If buoyancy effects are to be studied, then a significantly smaller time step will be necessary.

When running a diurnal solar analysis, it will likely be important to vary the sky temperature with time so that the appropriate value is used during day and night. Likewise, define the sky emissivity to be temperature-dependent to properly represent the reflective effects of ambient light and cloud cover.

The two result quantities that provide the most insight into the effects of solar loading are Temperature and Solar Heat Flux. Solar heat flux is enabled automatically for Solar applications, and is included in the Global Scalar Result list.
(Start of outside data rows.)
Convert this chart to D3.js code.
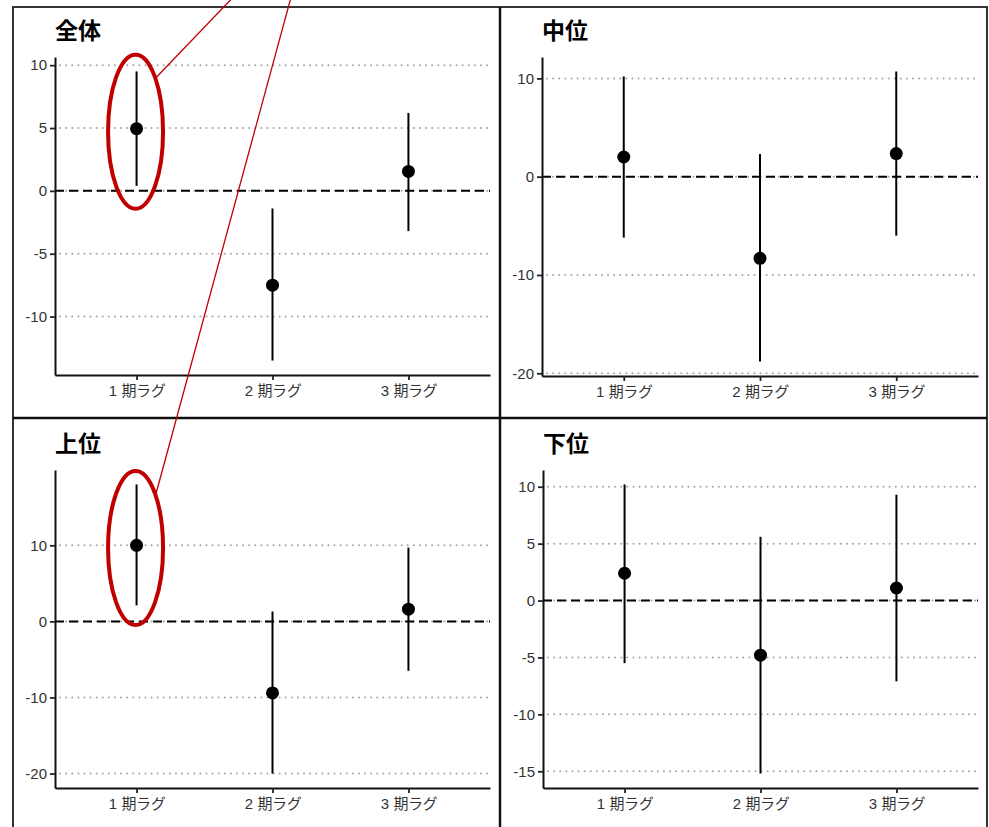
<!DOCTYPE html>
<html>
<head>
<meta charset="utf-8">
<script src="https://cdn.jsdelivr.net/npm/d3@7"></script>
<style>
  body { margin: 0; background: #fff; }
  .tick text { font-family: "Liberation Sans", "Noto Sans CJK JP", sans-serif; font-size: 15px; fill: #333; }
  .x-axis .tick text { font-size: 15px; letter-spacing: -0.4px; word-spacing: 1px; }
  .title { font-family: "Noto Sans CJK JP", sans-serif; font-weight: 700; font-size: 23px; fill: #000; }
</style>
</head>
<body>
<svg id="chart"></svg>
<script>
"use strict";

// categories
const lags = [ '1 期ラグ', '2 期ラグ', '3 期ラグ' ];
const panelNames = [ '全体', '中位', '上位', '下位' ];

// estimates and interval ends, per panel
const estAll    = [  4.95, -7.5,  1.55 ];
const lowAll    = [  0.4, -13.5, -3.2 ];
const highAll   = [  9.5,  -1.4,  6.2 ];

const estMid    = [  2.0,  -8.3,  2.35 ];
const lowMid    = [ -6.2, -18.8, -6.0 ];
const highMid   = [ 10.2,   2.3, 10.7 ];

const estTop    = [ 10.0,  -9.4,  1.6 ];
const lowTop    = [  2.1, -20.0, -6.5 ];
const highTop   = [ 18.0,   1.3,  9.7 ];

const estBottom  = [  2.4,  -4.8,  1.1 ];
const lowBottom  = [ -5.5, -15.2, -7.1 ];
const highBottom = [ 10.2,   5.6,  9.3 ];

// tick labels
const ticksAll    = [ -10, -5, 0, 5, 10 ];
const ticksMid    = [ -20, -10, 0, 10 ];
const ticksTop    = [ -20, -10, 0, 10 ];
const ticksBottom = [ -15, -10, -5, 0, 5, 10 ];

const width = 989, height = 827;

const panels = [
  { name: panelNames[0], est: estAll,    lo: lowAll,    hi: highAll,    ticks: ticksAll,    x0: 55,  x1: 490, y0: 57,  y1: 375 },
  { name: panelNames[1], est: estMid,    lo: lowMid,    hi: highMid,    ticks: ticksMid,    x0: 542, x1: 978, y0: 57,  y1: 376 },
  { name: panelNames[2], est: estTop,    lo: lowTop,    hi: highTop,    ticks: ticksTop,    x0: 55,  x1: 490, y0: 470, y1: 788 },
  { name: panelNames[3], est: estBottom, lo: lowBottom, hi: highBottom, ticks: ticksBottom, x0: 543, x1: 978, y0: 470, y1: 788 }
];

const svg = d3.select( '#chart' )
  .attr( 'width', width )
  .attr( 'height', height )
  .style( 'display', 'block' );

svg.append( 'rect' ).attr( 'width', width ).attr( 'height', height ).attr( 'fill', '#fff' );

panels.forEach( (p) => {

  // scales, ggplot-like 5% expansion of the data range
  const lo = d3.min( p.lo ), hi = d3.max( p.hi ), pad = ( hi - lo ) * 0.05;
  const y = d3.scaleLinear().domain( [ lo - pad, hi + pad ] ).range( [ p.y1, p.y0 ] );
  const x = d3.scalePoint().domain( lags ).range( [ p.x0, p.x1 ] ).padding( 0.6 );
  p.x = x; p.y = y;

  const g = svg.append( 'g' );

  // title
  g.append( 'text' )
    .attr( 'class', 'title' )
    .attr( 'x', p.x0 )
    .attr( 'y', p.y0 - 18 )
    .text( p.name );

  // dotted grid
  g.selectAll( '.grid' )
    .data( p.ticks )
    .enter().append( 'line' )
      .attr( 'x1', p.x0 + 5 )
      .attr( 'x2', p.x1 )
      .attr( 'y1', (d) => y( d ) )
      .attr( 'y2', (d) => y( d ) )
      .attr( 'stroke', '#a8a8a8' )
      .attr( 'stroke-width', 2 )
      .attr( 'stroke-linecap', 'round' )
      .attr( 'stroke-dasharray', '0.1,6' );

  // zero line
  g.append( 'line' )
    .attr( 'x1', p.x0 )
    .attr( 'x2', p.x1 )
    .attr( 'y1', y( 0 ) )
    .attr( 'y2', y( 0 ) )
    .attr( 'stroke', '#000' )
    .attr( 'stroke-width', 2 )
    .attr( 'stroke-dasharray', '9,5' );

  // y-axis
  const ya = g.append( 'g' )
    .attr( 'class', 'y-axis' )
    .attr( 'transform', 'translate(' + p.x0 + ',0)' )
    .call( d3.axisLeft( y ).tickValues( p.ticks ).tickFormat( (d) => String( d ) )
             .tickSize( 5 ).tickSizeOuter( 0 ).tickPadding( 3 ) );

  // x-axis
  const xa = g.append( 'g' )
    .attr( 'class', 'x-axis' )
    .attr( 'transform', 'translate(0,' + p.y1 + ')' )
    .call( d3.axisBottom( x ).tickSize( 5 ).tickSizeOuter( 0 ).tickPadding( 5 ) );

  [ ya, xa ].forEach( (a) => {
    a.select( '.domain' ).attr( 'stroke', '#111' ).attr( 'stroke-width', 2 );
    a.selectAll( '.tick line' ).attr( 'stroke', '#222' ).attr( 'stroke-width', 1.8 );
  });

  // intervals and points
  const rows = lags.map( (l, i) => ({ lag: l, est: p.est[i], lo: p.lo[i], hi: p.hi[i] }) );

  g.selectAll( '.bar' )
    .data( rows )
    .enter().append( 'line' )
      .attr( 'x1', (d) => x( d.lag ) )
      .attr( 'x2', (d) => x( d.lag ) )
      .attr( 'y1', (d) => y( d.lo ) )
      .attr( 'y2', (d) => y( d.hi ) )
      .attr( 'stroke', '#000' )
      .attr( 'stroke-width', 2 );

  g.selectAll( '.pt' )
    .data( rows )
    .enter().append( 'circle' )
      .attr( 'cx', (d) => x( d.lag ) )
      .attr( 'cy', (d) => y( d.est ) )
      .attr( 'r', 6.5 )
      .attr( 'fill', '#000' );
});

// panel frame
const frame = svg.append( 'g' ).attr( 'fill', 'none' );
frame.append( 'rect' )
  .attr( 'x', 13 ).attr( 'y', 7 ).attr( 'width', 974 ).attr( 'height', 840 )
  .attr( 'stroke', '#333' ).attr( 'stroke-width', 2 );
frame.append( 'line' )
  .attr( 'x1', 500 ).attr( 'x2', 500 ).attr( 'y1', 7 ).attr( 'y2', height )
  .attr( 'stroke', '#111' ).attr( 'stroke-width', 2.5 );
frame.append( 'line' )
  .attr( 'x1', 13 ).attr( 'x2', 987 ).attr( 'y1', 418 ).attr( 'y2', 418 )
  .attr( 'stroke', '#111' ).attr( 'stroke-width', 2.5 );

// red callouts round the first lag of 全体 and 上位
const calloutPanels  = [ 0, 2 ];
const calloutOrigins = [ [ 240, -10 ], [ 293, -10 ] ];

calloutPanels.forEach( (pi, k) => {
  const p = panels[ pi ];
  const cx = p.x( lags[0] ) - 1,
        cy = ( p.y( p.lo[0] ) + p.y( p.hi[0] ) ) / 2 + 3,
        rx = 27.5,
        ry = 77;

  svg.append( 'ellipse' )
    .attr( 'cx', cx ).attr( 'cy', cy ).attr( 'rx', rx ).attr( 'ry', ry )
    .attr( 'fill', 'none' )
    .attr( 'stroke', '#c00000' )
    .attr( 'stroke-width', 4 );

  svg.append( 'line' )
    .attr( 'x1', calloutOrigins[k][0] ).attr( 'y1', calloutOrigins[k][1] )
    .attr( 'x2', cx + rx * 0.74 ).attr( 'y2', cy - ry * 0.7 )
    .attr( 'stroke', '#c00000' )
    .attr( 'stroke-width', 1.3 );
});
</script>
</body>
</html>
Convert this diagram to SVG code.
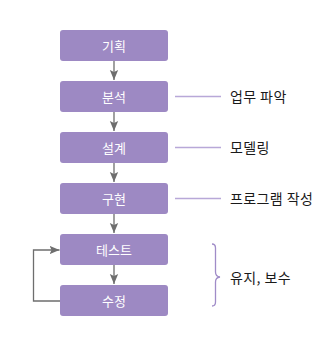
<svg xmlns="http://www.w3.org/2000/svg" width="328" height="347" viewBox="0 0 328 347">
<defs>
<style>
.box{fill:#9d89c3;}
.bt{font-family:"Noto Sans CJK KR","Noto Sans",sans-serif;font-size:13px;fill:#ffffff;text-anchor:middle;}
.lt{font-family:"Noto Sans CJK KR","Noto Sans",sans-serif;font-size:14px;letter-spacing:0.4px;fill:#1a1a1a;}
.conn{stroke:#6e6e6e;stroke-width:1.3;fill:none;}
.lead{stroke:#b8a8d8;stroke-width:1.3;fill:none;}
.brace{stroke:#a08cc8;stroke-width:1.3;fill:none;}
</style>
<marker id="ah" markerWidth="10" markerHeight="10" viewBox="0 0 12 10" refX="12" refY="5" markerUnits="userSpaceOnUse" orient="auto">
<path d="M0,0 L12,5 L0,10 L2.5,5 Z" fill="#6e6e6e"/>
</marker>
</defs>
<g id="connectors">
<line class="conn" x1="114" y1="61" x2="114" y2="80" marker-end="url(#ah)"/>
<line class="conn" x1="114" y1="112" x2="114" y2="131" marker-end="url(#ah)"/>
<line class="conn" x1="114" y1="163" x2="114" y2="182" marker-end="url(#ah)"/>
<line class="conn" x1="114" y1="214" x2="114" y2="233" marker-end="url(#ah)"/>
<line class="conn" x1="114" y1="265" x2="114" y2="284" marker-end="url(#ah)"/>
<path class="conn" d="M60,301 H33.5 V250 H59.5" marker-end="url(#ah)"/>
<line class="lead" x1="175" y1="96.5" x2="221" y2="96.5"/>
<line class="lead" x1="175" y1="147.5" x2="221" y2="147.5"/>
<line class="lead" x1="175" y1="198.5" x2="221" y2="198.5"/>
<path class="brace" d="M212,244 Q215.5,244 215.5,248 V272 Q215.5,276.5 220,277 Q215.5,277.5 215.5,282 V302 Q215.5,306 212,306"/>
</g>
<g id="n1"><rect class="box" x="60" y="30" width="108" height="31" rx="3"/><text class="bt" x="114" y="50.5">기획</text></g>
<g id="n2"><rect class="box" x="60" y="81" width="108" height="31" rx="3"/><text class="bt" x="114" y="101.5">분석</text></g>
<g id="n3"><rect class="box" x="60" y="132" width="108" height="31" rx="3"/><text class="bt" x="114" y="152.5">설계</text></g>
<g id="n4"><rect class="box" x="60" y="183" width="108" height="31" rx="3"/><text class="bt" x="114" y="203.5">구현</text></g>
<g id="n5"><rect class="box" x="60" y="234" width="108" height="31" rx="3"/><text class="bt" x="114" y="254.5">테스트</text></g>
<g id="n6"><rect class="box" x="60" y="285" width="108" height="31" rx="3"/><text class="bt" x="114" y="305.5">수정</text></g>
<g id="l1"><text class="lt" x="230" y="102">업무 파악</text></g>
<g id="l2"><text class="lt" x="230" y="153">모델링</text></g>
<g id="l3"><text class="lt" x="230" y="204">프로그램 작성</text></g>
<g id="l4"><text class="lt" x="230" y="282.5">유지, 보수</text></g>
</svg>
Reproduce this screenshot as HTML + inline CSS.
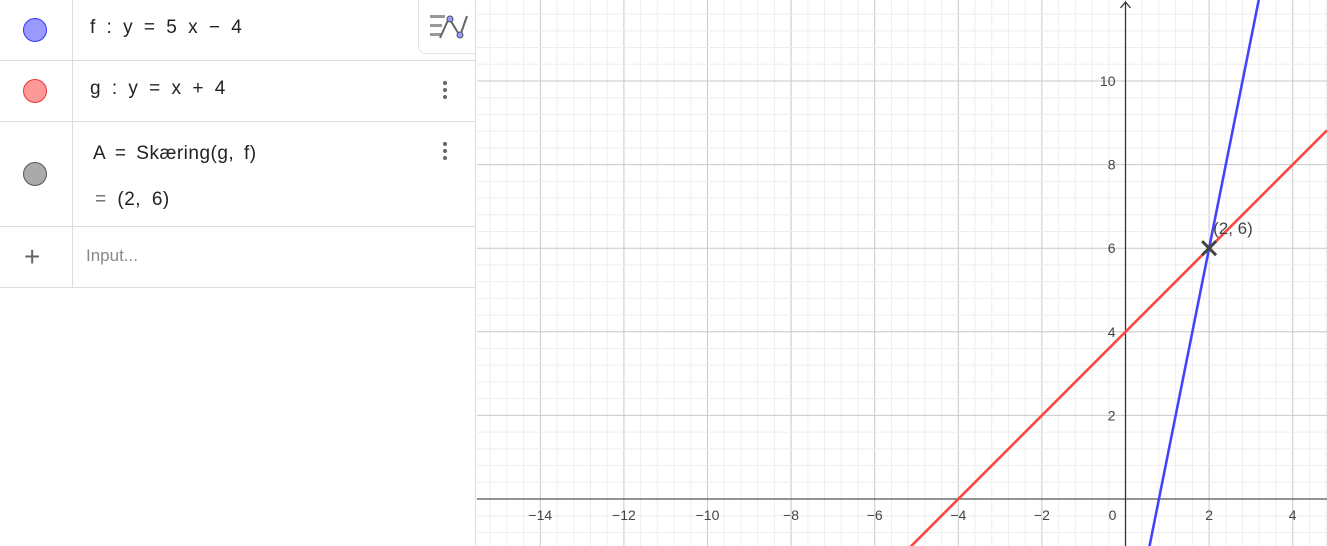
<!DOCTYPE html>
<html style="overflow:hidden"><head><meta charset="utf-8"><style>
html,body{margin:0;width:1327px;height:546px;overflow:hidden}
body{background:#fff;font-family:"Liberation Sans",sans-serif;position:relative}
#panel{position:absolute;left:0;top:0;width:475px;height:546px;border-right:1px solid #ddd;background:#fff}
.row{position:absolute;left:0;width:475px;border-bottom:1px solid #ddd}
.col{position:absolute;left:72px;top:0;bottom:0;border-left:1px solid #ddd}
.dot{position:absolute;left:23px;width:22px;height:22px;border-radius:50%}
.txt{position:absolute;left:90px;font-size:19px;color:#222;word-spacing:5px;letter-spacing:0.5px;white-space:nowrap}
.menu{position:absolute;left:443px;width:4px}
.menu i{display:block;width:4px;height:4px;border-radius:2px;background:#666;margin-bottom:3px}
</style></head><body>
<div id="panel">
 <div class="row" style="top:0;height:60px"><div class="col"></div>
  <div class="dot" style="top:18px;background:#99f;border:1px solid #33f"></div>
  <div class="txt" style="top:17px">f : y = 5 x − 4</div>
  <div style="position:absolute;left:418px;top:0;width:56px;height:53px;border:1px solid #e4e4e4;border-top:none;border-right:none;border-radius:0 0 0 8px;background:#fff">
   <svg width="56" height="53"><g fill="#999"><rect x="11" y="15" width="15" height="3"/><rect x="11" y="24" width="12" height="3"/><rect x="11" y="33" width="11" height="3"/></g><path d="M21 38 L30 18 L41 36 L48 16" stroke="#666" stroke-width="2" fill="none"/><circle cx="31" cy="19" r="3" fill="#99f" stroke="#555"/><circle cx="41" cy="35" r="3" fill="#99f" stroke="#555"/></svg></div>
 </div>
 <div class="row" style="top:61px;height:60px"><div class="col"></div>
  <div class="dot" style="top:18px;background:#f99;border:1px solid #e33"></div>
  <div class="txt" style="top:17px">g : y = x + 4</div>
  <div class="menu" style="top:20px"><i></i><i></i><i></i></div>
 </div>
 <div class="row" style="top:122px;height:104px"><div class="col"></div>
  <div class="dot" style="top:40px;background:#aaa;border:1px solid #555"></div>
  <div class="txt" style="top:21px;left:93px;word-spacing:4px">A = Skæring(g, f)</div>
  <div class="txt" style="top:67px;left:95px"><span style="color:#666">=</span> (2, 6)</div>
  <div class="menu" style="top:20px"><i></i><i></i><i></i></div>
 </div>
 <div class="row" style="top:227px;height:60px"><div class="col"></div>
  <div style="position:absolute;left:24px;top:14px;font-size:28px;color:#666">+</div>
  <div class="txt" style="left:86px;top:19px;font-size:17px;color:#888;letter-spacing:0">Input...</div>
 </div>
</div>
<svg id="chart" style="position:absolute;left:0;top:0;display:block" width="1327" height="546"></svg>
<script>
const xTicks=[-14,-12,-10,-8,-6,-4,-2,0,2,4];
const yTicks=[2,4,6,8,10];
const fSlope=5, fInt=-4;
const gSlope=1, gInt=4;
const pointA=[2,6];
const pointLabel="(2, 6)";
const ox=1125.5, oy=499, sc=41.8, left=477;
const X=v=>ox+v*sc, Y=v=>oy-v*sc;
const svg=document.getElementById('chart');
const NS='http://www.w3.org/2000/svg';
function mk(t,a){const e=document.createElementNS(NS,t);for(const k in a)e.setAttribute(k,a[k]);svg.appendChild(e);return e;}
for(let i=-40;i<=15;i++){const v=i*0.4;const px=X(v);if(px<left||px>1327)continue;const major=Math.abs(v/2-Math.round(v/2))<1e-6;
 const l=mk('line',{x1:px,y1:0,x2:px,y2:546,stroke:major?'#c8c8c8':'#eeeeee','stroke-width':1});
 
 }
for(let i=-5;i<=32;i++){const v=i*0.4;const py=Y(v);if(py<0||py>546)continue;const major=Math.abs(v/2-Math.round(v/2))<1e-6;
 const l=mk('line',{x1:left,y1:py,x2:1327,y2:py,stroke:major?'#c8c8c8':'#eeeeee','stroke-width':1});
 
 }
const xa=mk('line',{x1:left,y1:oy,x2:1327,y2:oy,stroke:'#555','stroke-width':1.3});


const ya=mk('line',{x1:ox,y1:2,x2:ox,y2:546,stroke:'#333','stroke-width':1.3});


const ar=mk('path',{d:`M${ox-5} 8 L${ox} 2 L${ox+5} 8`,stroke:'#333',fill:'none','stroke-width':1.3});


xTicks.forEach(v=>{const t=mk('text',{x:X(v)+(v===0?-13:0),y:oy+21,'text-anchor':'middle','font-size':14,fill:'#444'});t.textContent=v<0?'−'+(-v):v;
 
 });
yTicks.forEach(v=>{const t=mk('text',{x:ox-10,y:Y(v)+5,'text-anchor':'end','font-size':14,fill:'#444'});t.textContent=v;
 
 });
function line(m,b,col,name){const x0=(left-ox)/sc,x1=(1327-ox)/sc;
 const l=mk('line',{x1:X(x0),y1:Y(m*x0+b),x2:X(x1),y2:Y(m*x1+b),stroke:col,'stroke-width':2.6});
 
 }
line(gSlope,gInt,'#f44','line-g');
line(fSlope,fInt,'#44f','line-f');
const px=X(pointA[0]),py=Y(pointA[1]);
const pm=mk('path',{d:`M${px-7} ${py-7}L${px+7} ${py+7}M${px-7} ${py+7}L${px+7} ${py-7}`,stroke:'#444','stroke-width':3});


const pl=mk('text',{x:px+4,y:py-14,'font-size':17,fill:'#444'});pl.textContent=pointLabel;


</script>
</body></html>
Radiation Energy Balance with Solar Heating

A complete reporting of the radiation energy balance is also provided in the Summary file when running Solar Heating. Below is a sample of such a report. Comments about the meaning of certain items are written below the line and are preceded by a “>>>>” symbol.

Simulation Time 1.728000e+003 seconds, year = 2006, month = 2, day = 1 hour = 12 minute = 25 second = 5

L2 Norm of residual before solve = 1.06209e-003

Radiosity Solution has converged

Iter=10 ResNorm = 6.36236E-014

CPU time to solve radiosity matrix = 4

Radiation heat balance = 4.1933e-010/ 86.259 = 4.8613e-010%

Radiation Heat Loads by Part ID:

>>>> Part 3 is picking up 14.379 Watts through incoming solar flux, but its net increase is only 12.858. This means that this part lost about 1.5 Watts to its surroundings. Part 6, conversely, has a slightly higher net influx than it received from solar. This means that it picked up additional radiant energy from its surroundings. Note that the total solar heat load = total radiation heat load, indicating a good radiation energy balance.